Hi, I have the new Macbook Pro running OSX leapord, and I just installed Windows 7 via bootcamp. Whenever I turn my computer off, then turn it back on, though, it automatically boots with Windows 7. I heard from a friend that there was some sort of hotkey combo that I should press when powering down to prompt bootcamp to open, but I don't think that's right. Also, if possible, I would like to set it to auto-boot onto OSX, and make me do something special to boot onto Windows.

Thanks for the help.


----------



## Tigi (Jan 7, 2010)

use the start up control panel in W7 and reset it to default.

Tigi


----------



## southernlady (May 6, 2004)

Part of the problem is that Apple hasn't released the fix for windows 7 yet for Bootcamp:
See this statement That's why my Windows 7 is sitting over on a shelf while I still use Vista.

Liz


----------



## Shortyman801 (Jul 30, 2007)

Got it figured out.

While in Windows 7, you must not only put in your OSX CD to download drivers, but also to finish installation of BootCamp.
Thanks anyways.


----------



## zoombini (Aug 18, 2003)

There is a bootcamp icon in the system tray that allows you to boot back into OS X.
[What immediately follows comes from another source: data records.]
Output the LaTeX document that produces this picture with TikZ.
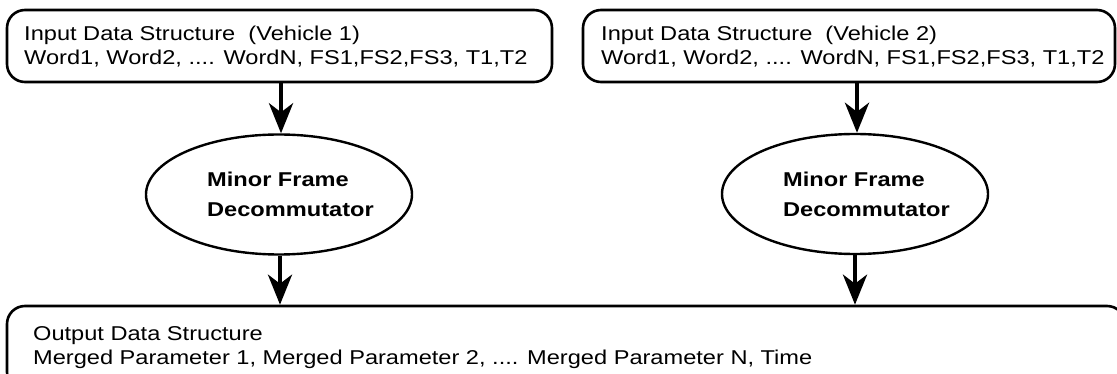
\documentclass[tikz,border=0pt]{standalone}
\usepackage{fontspec}
\setmainfont[FakeStretch=1.18]{Liberation Sans}
\usetikzlibrary{arrows.meta,shapes.geometric}
\tikzset{
  databox/.style={draw, line width=2.6pt, rounded corners=18pt, inner sep=0pt},
  proc/.style={draw, ellipse, line width=2.4pt, inner sep=0pt, minimum width=266pt, minimum height=120pt},
  boxtext/.style={anchor=west, inner sep=0pt, align=left, font=\fontsize{20}{24}\selectfont},
  proctext/.style={anchor=west, inner sep=0pt, align=left, font=\fontsize{20}{30}\selectfont\bfseries},
  arr/.style={line width=4.5pt, -{Stealth[length=30pt, width=24pt, inset=9pt]}}
}
\begin{document}
\begin{tikzpicture}[x=1pt, y=-1pt]
\useasboundingbox (0,0) rectangle (1117,374);
% input boxes
\node[databox, minimum width=545pt, minimum height=72pt] (in1) at (279.5,46) {};
\node[databox, minimum width=532pt, minimum height=72pt] (in2) at (849,46) {};
\node[boxtext] (t1) at (24,48.2) {\strut Input Data Structure\ \ (Vehicle 1)\\\strut Word1, Word2, .... WordN, FS1,FS2,FS3, T1,T2};
\node[boxtext] (t2) at (601,48.2) {\strut Input Data Structure\ \ (Vehicle 2)\\\strut Word1, Word2, .... WordN, FS1,FS2,FS3, T1,T2};
% decommutators
\node[proc] (e1) at (279,194.5) {};
\node[proc] (e2) at (855,194) {};
\node[proctext] (p1) at (207,196) {\strut Minor Frame\\\strut Decommutator};
\node[proctext] (p2) at (783,196) {\strut Minor Frame\\\strut Decommutator};
% output box
\node[databox, minimum width=1118pt, minimum height=84pt] (out) at (566,348) {};
\node[boxtext] (t3) at (33,347.2) {\strut Output Data Structure\\\strut Merged Parameter 1, Merged Parameter 2, .... Merged Parameter N, Time};
% connectors
\draw[arr] ([xshift=2pt]e1.north |- in1.south) -- ([xshift=2pt]e1.north);
\draw[arr] ([xshift=2pt]e2.north |- in2.south) -- ([xshift=2pt]e2.north);
\draw[arr] ([xshift=1pt]e1.south) -- ([xshift=1pt]e1.south |- out.north);
\draw[arr] (e2.south) -- (e2.south |- out.north);
\end{tikzpicture}
\end{document}
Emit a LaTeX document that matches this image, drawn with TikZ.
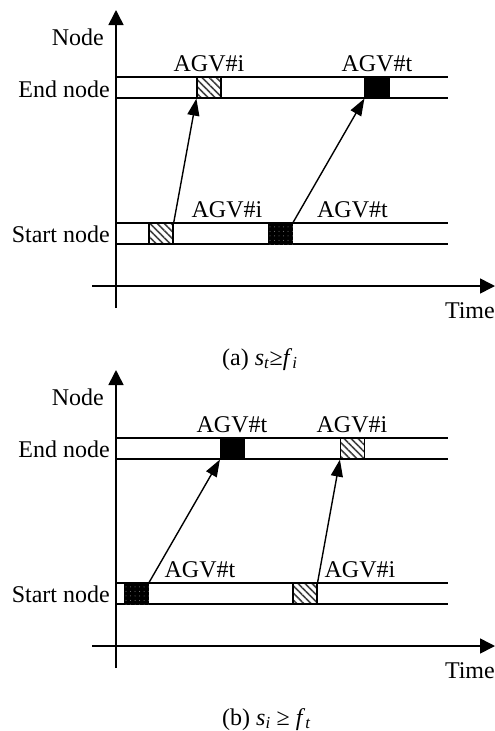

I've had W7 running for a couple of months on an upgraded 2006 Macbook, and it runs fine.


----------



## Yankee Rose (Jul 14, 1999)

Shortyman801 said:


> Hi, I have the new Macbook Pro running OSX leapord, and I just installed Windows 7 via bootcamp. Whenever I turn my computer off, then turn it back on, though, it automatically boots with Windows 7. I heard from a friend that there was some sort of hotkey combo that I should press when powering down to prompt bootcamp to open, but I don't think that's right. Also, if possible, I would like to set it to auto-boot onto OSX, and make me do something special to boot onto Windows.
> 
> Thanks for the help.


System Preferences > Startup Disk and select OS X.

Hope that helps!


----------